I saved a box seat in the Grandstand, imagining that the place would fill up to some extent. I needn’t have been so punctilious; at most, there were perhaps 200 fans watching the match, one of whom was Wayne Bryan (in a blue warm-up suit and white baseball cap), father of the twins. It was worth getting up close to see this match, as four doubles specialists in their thirties offered touch and strategy to spare. The net players applied pressure on their opponents, stationing themselves toward the middle of the court and threatening to poach. The women were not afraid to come in, with Lisa Raymond almost always following her serve to net and Liezel Huber occasionally doing so. I also noticed things I had not seen before, such as the tattoo above Raymond’s left ankle and Wesley Moodie’s wedding band. Moodie is more than a head taller than Raymond, while Bryan and Huber are closer in height.


A predominant strategy in the match was to lob the woman, especially on return of serve when the man was serving. Raymond did it twice, successfully both times, to help her team to 0-40 on Bryan’s serve in the opening game. Under the no-ad scoring rules used in mixed doubles, this meant four break points rather than three, but Bryan and Huber scrambled out of the jam to hold serve.


Huber was the first player to lose serve, but Moodie was broken at love in the sixth game to level the match. When Moodie served at 4-5, he got to 40-30, but no-ad is dicey: Raymond missed a forehand volley to make it deuce, and then Moodie missed a forehand volley for the break and the first set. (I should note that when no-ad scoring is used in men’s doubles and women’s doubles on the regular tour — it is not used in these events at the Grand Slams — the receiving team decides who will receive serve on the deciding point. In mixed doubles, the no-ad rule is that the receiver on the deciding point is of the same gender as the server, so you can’t have the receivers deciding to have the man return the woman’s serve.)


Moodie was broken yet again in the second game of the second set, but he and Raymond stayed alive by breaking Huber in the seventh game. In the eleventh game, Huber fell from 40-0 to deuce, but she held serve when Bryan put away the second volley. Raymond stared down two match points in the next game, with Huber missing a service return and then hitting a return that Moodie spiked with a high backhand volley to force a tiebreak.


Bryan gave his team the first mini-break with a reflex volley for a 2-0 lead, and then Moodie missed a backhand volley to make it 3-0. Huber and Bryan ran away with it after that, closing out the tiebreak, 7-3.


This was perhaps my favorite match of the tournament, as I sat right behind the court and enjoyed the artistry of players who do more than pound groundstrokes. The fans who were wandering the grounds would have enjoyed this contest.


Final Score: Huber/Bryan d. Raymond/Moodie 6-4 7-6(3)

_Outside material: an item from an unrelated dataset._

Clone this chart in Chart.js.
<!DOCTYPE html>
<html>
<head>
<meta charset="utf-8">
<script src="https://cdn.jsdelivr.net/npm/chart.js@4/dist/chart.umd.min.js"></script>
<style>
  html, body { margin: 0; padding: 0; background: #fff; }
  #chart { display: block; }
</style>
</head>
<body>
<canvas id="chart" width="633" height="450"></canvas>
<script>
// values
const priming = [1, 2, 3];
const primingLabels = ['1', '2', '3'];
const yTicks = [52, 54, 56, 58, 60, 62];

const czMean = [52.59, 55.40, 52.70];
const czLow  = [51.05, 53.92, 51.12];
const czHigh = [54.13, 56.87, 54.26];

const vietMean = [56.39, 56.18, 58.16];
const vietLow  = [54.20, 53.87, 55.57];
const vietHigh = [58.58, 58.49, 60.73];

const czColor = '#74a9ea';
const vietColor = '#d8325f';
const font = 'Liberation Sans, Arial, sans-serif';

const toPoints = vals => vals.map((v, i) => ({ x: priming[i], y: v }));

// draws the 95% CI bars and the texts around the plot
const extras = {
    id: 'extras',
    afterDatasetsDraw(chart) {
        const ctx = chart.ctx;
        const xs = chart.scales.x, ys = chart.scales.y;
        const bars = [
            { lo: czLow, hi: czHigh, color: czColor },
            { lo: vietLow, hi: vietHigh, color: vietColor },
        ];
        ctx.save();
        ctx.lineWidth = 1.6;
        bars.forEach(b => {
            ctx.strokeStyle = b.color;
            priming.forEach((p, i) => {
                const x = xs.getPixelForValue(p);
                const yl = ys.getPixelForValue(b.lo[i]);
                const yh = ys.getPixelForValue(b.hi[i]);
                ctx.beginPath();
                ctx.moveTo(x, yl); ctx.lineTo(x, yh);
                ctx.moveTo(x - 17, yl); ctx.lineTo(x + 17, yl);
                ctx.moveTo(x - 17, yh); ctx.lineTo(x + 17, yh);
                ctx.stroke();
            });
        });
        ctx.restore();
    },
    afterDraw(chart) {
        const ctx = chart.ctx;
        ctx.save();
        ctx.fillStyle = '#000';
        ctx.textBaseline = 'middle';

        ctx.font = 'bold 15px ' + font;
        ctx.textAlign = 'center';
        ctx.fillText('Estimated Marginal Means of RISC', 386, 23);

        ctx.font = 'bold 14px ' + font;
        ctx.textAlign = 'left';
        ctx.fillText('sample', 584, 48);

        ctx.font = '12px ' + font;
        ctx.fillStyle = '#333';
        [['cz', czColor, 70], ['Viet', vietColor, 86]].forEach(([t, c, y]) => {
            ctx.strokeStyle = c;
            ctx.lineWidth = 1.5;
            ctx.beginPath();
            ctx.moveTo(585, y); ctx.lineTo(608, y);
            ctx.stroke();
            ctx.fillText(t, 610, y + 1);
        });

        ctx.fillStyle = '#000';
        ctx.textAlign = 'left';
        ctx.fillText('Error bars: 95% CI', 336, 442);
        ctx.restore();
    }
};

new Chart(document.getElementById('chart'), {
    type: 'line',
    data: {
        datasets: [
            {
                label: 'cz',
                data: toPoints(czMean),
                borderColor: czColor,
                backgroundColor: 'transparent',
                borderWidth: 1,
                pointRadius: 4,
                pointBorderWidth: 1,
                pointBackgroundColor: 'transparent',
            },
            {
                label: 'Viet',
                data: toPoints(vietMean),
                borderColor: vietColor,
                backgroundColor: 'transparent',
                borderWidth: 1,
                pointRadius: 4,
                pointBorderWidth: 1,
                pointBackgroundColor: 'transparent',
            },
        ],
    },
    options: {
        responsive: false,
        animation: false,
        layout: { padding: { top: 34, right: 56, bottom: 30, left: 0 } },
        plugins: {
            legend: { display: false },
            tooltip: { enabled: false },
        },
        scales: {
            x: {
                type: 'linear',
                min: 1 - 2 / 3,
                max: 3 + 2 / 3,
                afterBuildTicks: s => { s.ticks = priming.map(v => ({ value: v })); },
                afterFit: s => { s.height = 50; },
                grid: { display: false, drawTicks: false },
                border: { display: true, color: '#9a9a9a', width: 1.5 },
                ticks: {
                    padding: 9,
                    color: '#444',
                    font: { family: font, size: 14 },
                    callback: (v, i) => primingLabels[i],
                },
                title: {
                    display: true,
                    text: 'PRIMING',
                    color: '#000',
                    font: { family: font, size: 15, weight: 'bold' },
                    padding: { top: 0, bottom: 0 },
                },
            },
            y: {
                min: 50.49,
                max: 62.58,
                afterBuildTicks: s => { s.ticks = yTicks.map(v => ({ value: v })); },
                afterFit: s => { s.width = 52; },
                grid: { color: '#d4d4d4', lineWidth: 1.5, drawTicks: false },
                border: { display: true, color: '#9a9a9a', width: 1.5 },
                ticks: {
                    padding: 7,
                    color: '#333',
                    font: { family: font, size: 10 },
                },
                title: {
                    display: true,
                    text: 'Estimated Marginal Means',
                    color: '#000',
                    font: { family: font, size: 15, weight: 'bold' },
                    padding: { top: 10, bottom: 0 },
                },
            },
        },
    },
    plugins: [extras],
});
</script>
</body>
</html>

Ashe: Jürgen Melzer (AUT) (13) v. Roger Federer (SUI) (2)


At the conclusion of my fourth and final visit to the Open this year, I made my first foray into the seats at Ashe (nosebleed seats, at that). When I arrived, Roger Federer was up two sets, but Jürgen Melzer had just broken serve to start the third.


Federer quickly jumped to 0-40 on Melzer’s first service game and broke back on his second chance, putting away a weak drop shot with his backhand. But Federer struggled on serve as the set went on. In the long fifth game, he saved four break points, and three more in the seventh. Along the way, he seized the decisive break in the sixth game, hitting a crosscourt backhand volley winner at deuce and then taking the game when Melzer netted a forehand volley. Federer did not falter when he served out the match, going up 40-0 and then head-faking Melzer before passing him with a forehand into the open court.

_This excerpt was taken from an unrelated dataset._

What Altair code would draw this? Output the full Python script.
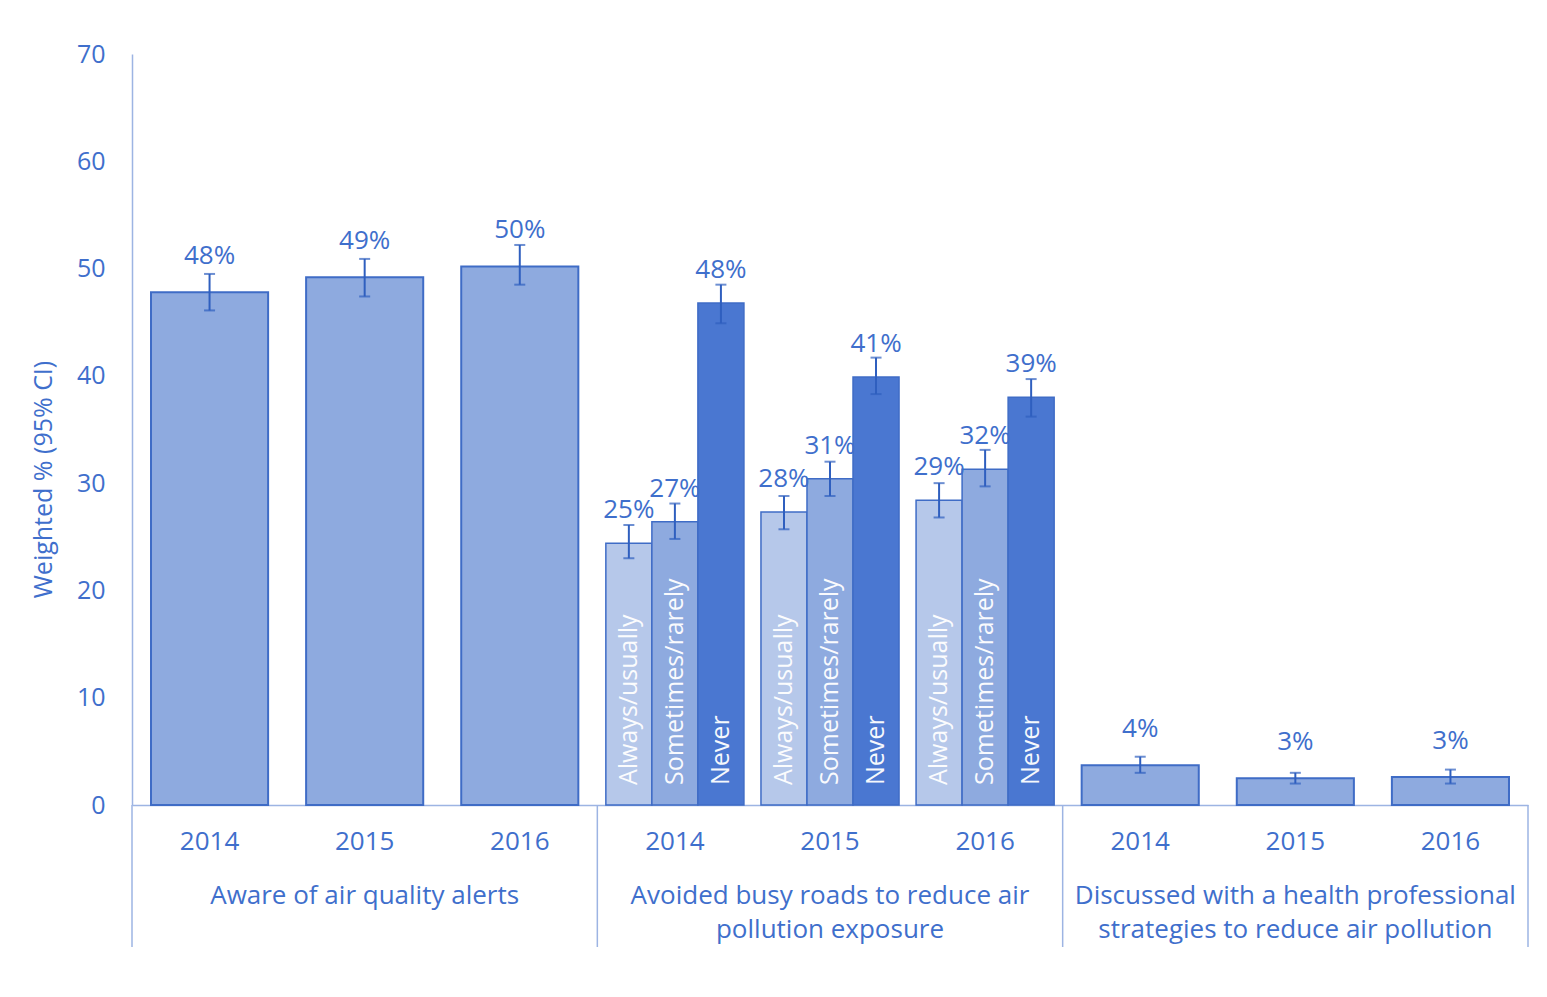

Final Score: Federer d. Melzer 6-3 7-6(4) 6-3


Someday, Federer’s run of winning major titles will end. Perhaps it already has, and there is no shame in winning sixteen. I’ve made the mistake of writing him off before, and I’m wary of doing so again. Still, on current form, I think Söderling has a real chance against Federer in the quarterfinals. He is hitting a very big ball, and he now has the experience of beating the great man in a Slam. If Federer is to get by Söderling, I think it will be with guile. Söderling is not great at pressing the advantages provided by his big serve and groundstrokes, and he may not be able to pound Federer into submission without venturing successfully into midcourt and the forecourt. But Rafa Nadal’s chances to get to the final have to look good now that Andy Murray (whom I constantly pick to win majors, and who constantly fails to do so) is out of the tournament, and I think he would be a strong favorite if the dream final with Federer were to materialize.

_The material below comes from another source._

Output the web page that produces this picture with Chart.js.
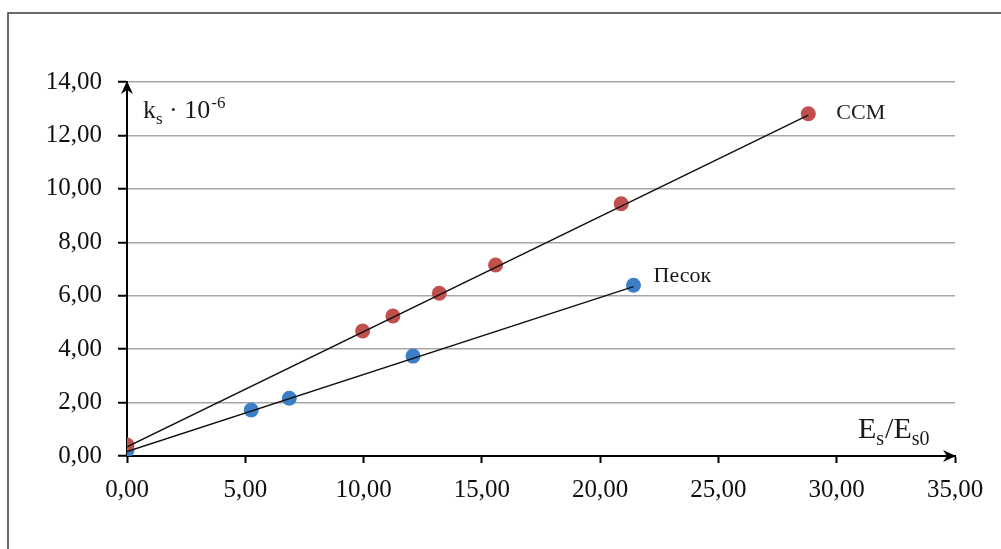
<!DOCTYPE html>
<html>
<head>
<meta charset="utf-8">
<script src="https://cdn.jsdelivr.net/npm/chart.js@4/dist/chart.umd.min.js"></script>
<style>
  html, body { margin: 0; padding: 0; background: #fff; }
  #wrap { width: 1001px; height: 549px; position: relative; }
</style>
</head>
<body>
<div id="wrap"><canvas id="chart"></canvas></div>
<script>
// values
const ssmX = [0, 9.96, 11.24, 13.2, 15.58, 20.89, 28.8];
const ssmY = [0.41, 4.68, 5.24, 6.09, 7.15, 9.44, 12.81];
const sandX = [0, 5.25, 6.86, 12.09, 21.41];
const sandY = [0.22, 1.72, 2.16, 3.74, 6.39];
// trend lines (ends of the straight fits drawn in the picture)
const ssmTrendX = [0, 28.8];
const ssmTrendY = [0.34, 12.76];
const sandTrendX = [0, 21.41];
const sandTrendY = [0.17, 6.34];

const xTicks = [0, 5, 10, 15, 20, 25, 30, 35];
const yTicks = [0, 2, 4, 6, 8, 10, 12, 14];

const seriesNames = ['ССМ', 'Песок'];
const font = 'Liberation Serif, Times New Roman, serif';

function toPoints(xs, ys) {
  return xs.map((x, i) => ({x: x, y: ys[i]}));
}

function fmt(v) {
  return v.toFixed(2).replace('.', ',');
}

const decor = {
  id: 'decor',
  afterDraw(chart) {
    const ctx = chart.ctx;
    const a = chart.chartArea;
    const xs = chart.scales.x;
    const ys = chart.scales.y;
    ctx.save();

    // outer frame (top and left only)
    ctx.strokeStyle = '#3a3a3a';
    ctx.lineWidth = 1.5;
    ctx.beginPath();
    ctx.moveTo(1001, 13);
    ctx.lineTo(8, 13);
    ctx.lineTo(8, 549);
    ctx.stroke();

    // arrow heads
    ctx.fillStyle = '#000';
    ctx.beginPath();
    ctx.moveTo(a.left, a.top - 1);
    ctx.lineTo(a.left - 6, a.top + 12);
    ctx.lineTo(a.left, a.top + 8);
    ctx.lineTo(a.left + 6, a.top + 12);
    ctx.closePath();
    ctx.fill();
    ctx.beginPath();
    ctx.moveTo(a.right + 1, a.bottom);
    ctx.lineTo(a.right - 12, a.bottom - 6);
    ctx.lineTo(a.right - 8, a.bottom);
    ctx.lineTo(a.right - 12, a.bottom + 6);
    ctx.closePath();
    ctx.fill();

    ctx.fillStyle = '#1a1a1a';
    ctx.textBaseline = 'alphabetic';
    ctx.textAlign = 'left';

    // y axis title: k_s · 10^-6
    let x = a.left + 16;
    let y = a.top + 36;
    ctx.font = '26px ' + font;
    ctx.fillText('k', x, y);
    x += ctx.measureText('k').width;
    ctx.font = '17px ' + font;
    ctx.fillText('s', x, y + 6);
    x += ctx.measureText('s').width;
    ctx.font = '26px ' + font;
    ctx.fillText(' · 10', x, y);
    x += ctx.measureText(' · 10').width;
    ctx.font = '17px ' + font;
    ctx.fillText('-6', x + 1, y - 10);

    // x axis title: E_s/E_s0
    x = a.right - 97;
    y = a.bottom - 18;
    ctx.font = '30px ' + font;
    ctx.fillText('E', x, y);
    x += ctx.measureText('E').width;
    ctx.font = '20px ' + font;
    ctx.fillText('s', x, y + 7);
    x += ctx.measureText('s').width + 1;
    ctx.font = '30px ' + font;
    ctx.fillText('/E', x, y);
    x += ctx.measureText('/E').width;
    ctx.font = '20px ' + font;
    ctx.fillText('s0', x, y + 7);

    // series labels next to the last points
    ctx.font = '22px ' + font;
    const px1 = xs.getPixelForValue(ssmX[ssmX.length - 1]);
    const py1 = ys.getPixelForValue(ssmY[ssmY.length - 1]);
    ctx.fillText(seriesNames[0], px1 + 28, py1 + 5);
    const px2 = xs.getPixelForValue(sandX[sandX.length - 1]);
    const py2 = ys.getPixelForValue(sandY[sandY.length - 1]);
    ctx.fillText(seriesNames[1], px2 + 20, py2 - 3);

    ctx.restore();
  },
};

new Chart(document.getElementById('chart'), {
  type: 'scatter',
  data: {
    datasets: [
      {
        label: 'ССМ тренд',
        data: toPoints(ssmTrendX, ssmTrendY),
        showLine: true,
        borderColor: '#111',
        borderWidth: 1.5,
        pointRadius: 0,
        order: 0,
      },
      {
        label: 'Песок тренд',
        data: toPoints(sandTrendX, sandTrendY),
        showLine: true,
        borderColor: '#111',
        borderWidth: 1.5,
        pointRadius: 0,
        order: 0,
      },
      {
        label: seriesNames[0],
        data: toPoints(ssmX, ssmY),
        backgroundColor: '#c0504d',
        borderColor: '#c0504d',
        pointRadius: 7.5,
        borderWidth: 0,
        order: 1,
      },
      {
        label: seriesNames[1],
        data: toPoints(sandX, sandY),
        backgroundColor: '#3d7fc6',
        borderColor: '#3d7fc6',
        pointRadius: 7.5,
        borderWidth: 0,
        order: 1,
      },
    ],
  },
  options: {
    responsive: true,
    maintainAspectRatio: false,
    animation: false,
    layout: {
      padding: {left: 0, top: 82, right: 46, bottom: 0},
    },
    plugins: {
      legend: {display: false},
      tooltip: {enabled: false},
    },
    scales: {
      x: {
        type: 'linear',
        min: 0,
        max: 35,
        afterBuildTicks: (scale) => {
          scale.ticks = xTicks.map((v) => ({value: v}));
        },
        afterFit: (scale) => {
          scale.height = 93;
        },
        border: {display: true, color: '#000', width: 2},
        grid: {
          drawOnChartArea: false,
          drawTicks: true,
          tickLength: 7,
          tickColor: '#000',
          tickWidth: 2,
        },
        ticks: {
          callback: (v) => fmt(v),
          color: '#111',
          font: {family: font, size: 25},
          padding: 12,
          maxRotation: 0,
        },
      },
      y: {
        type: 'linear',
        min: 0,
        max: 14,
        afterBuildTicks: (scale) => {
          scale.ticks = yTicks.map((v) => ({value: v}));
        },
        afterFit: (scale) => {
          scale.width = 127;
        },
        border: {display: true, color: '#000', width: 2},
        grid: {
          color: '#a6a6a6',
          lineWidth: 1.5,
          drawTicks: true,
          tickLength: 9,
          tickColor: '#000',
          tickWidth: 2,
        },
        ticks: {
          callback: (v) => fmt(v),
          color: '#111',
          font: {family: font, size: 25},
          padding: 16,
        },
      },
    },
  },
  plugins: [decor],
});
</script>
</body>
</html>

As I say good-bye to this year’s US Open, I regret that I did not have an opportunity to watch any juniors. In past years, I’ve seen the junior versions of Söderling, Richard Gasquet, Marcos Baghdatis, and Gaël Monfils, among others. Söderling was out of sorts, and he got tuned by the future journeyman Stéphane Bohli. When I saw the widely hyped Gasquet, I knew he would be good, but little did I know that his opponent that day would also become a top twenty player. That was John Isner. Next year, I hope to see some more future stars.


The fans streaming to the subway after Federer’s win were offered a speedy 7 train to Manhattan, the so-called Baseball Express. The public address announcer explained that the doors on the train would not open for a while, because the crew had to get on board first. He added, to the appreciation of the cynical and subway-weary New York crowd, “Trust us, we’re the Transit Authority.”